While obscure pop culture references helped wield the fabric of AKM, here religion is the omnipresent reference point. As the product of an Irish-Catholic upbringing (as well as 11 years of Catholic education), I was fully able to get the joke without relying on the aid of a search engine. From a lyrical standpoint, Finn cleverly wove tales of debauchery together with the educational spirit of a CCD class, and he did so with as much questioning as he did reverence. Perhaps this is the album’s (and The Hold Steady as a band) most impressive feat: being able to — without irony — reference religion through each and every song without being either blasphemous or pious. For a former altar boy who also genuflected at the sound of classic rock, it was an album that was teeming with adolescent nostalgia both for its study on the saints, as much as its reflection on the sinners.
Musically, it is as much of a force as its predecessor, and although The Hold Steady will always be known for their power-chord-blessed bar rock, the album (much like the band) is more varied than it is given credit for. Anthemic, riff-based earworms such as “Stevie Nix” were off-set by the sparse, organ-and-vocal-only “Crucifixion Cruise,” whereas the serpentine stomp and strut of opener, “Hornets! Hornets!” was reined in by Tad Kubler’s calm, cool, and collected guitar work on “Charlemagne in Sweatpants.” Structurally, the album plays like the most bombastic of sermons — eschewing the typical verse/chorus format for a more free-form style that accents Finn’s storytelling prowess, as well as the band’s top-shelf soaked musicianship. Perhaps no track exemplifies this better than “Cattle and the Creeping Things,” a pulsating and raucous rumination on the origins of man’s fall from grace that features elementary lessons on our exodus from Eden (“I guess I heard about original sin/I heard the dude blamed the chick, I heard the chick blamed the snake/And I heard they were naked when they got busted/And I heard things ain’t been the same since.”)

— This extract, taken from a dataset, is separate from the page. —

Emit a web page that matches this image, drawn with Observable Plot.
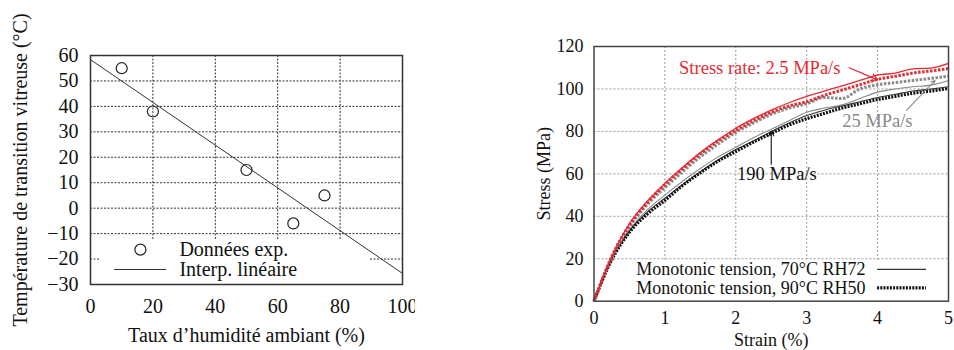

By the end of Separation Sunday we know that Holly was the hoodrat referenced throughout, and that although she’s been thought deceased by the hometown she abandoned, her body is limp but alive, and she’s returned to the church; the prodigal daughter of Minneapolis who implores a priest to allow her to take the pulpit. She’s experienced, but still tortured, and as the sun sets on her public confession, she herself says there is no guarantee she won’t go and do it all again (a prerequisite for true forgiveness). And so her tale continues, just like a more dangerous version of yours and mine.
By the fall of 2006, The Hold Steady would go on to release another critical darling of a record that is (arguably) their most commercially adored to-date, Boys and Girls in America. This record would spawn a 14-month world tour, and would mark the beginning of my deep dive into active Hold Steady fandom. Over the course of the next few years, I would travel to over seven states, spanning 30+ Hold Steady shows. I would meet people whose dedication more than doubled that of mine. I would befriend these people, and we would carry this friendship past the exit signs of the venue, and into day-to-day life. From Stay Positive to Heaven is Whenever, my sense of adventure may have dimmed, but my love for the band, and for the community of people I met through this band, would exponentially grow.
This all started with a recommendation, followed by a simple song and a shortened acoustic set. All of these spread out circumstances led me to Separation Sunday. Much like the lucky ones in love who can’t imagine their lives without their significant others, I can’t imagine my life without this record in it. If that sounds dramatic, it’s because it’s meant to. Because this record is that fucking good.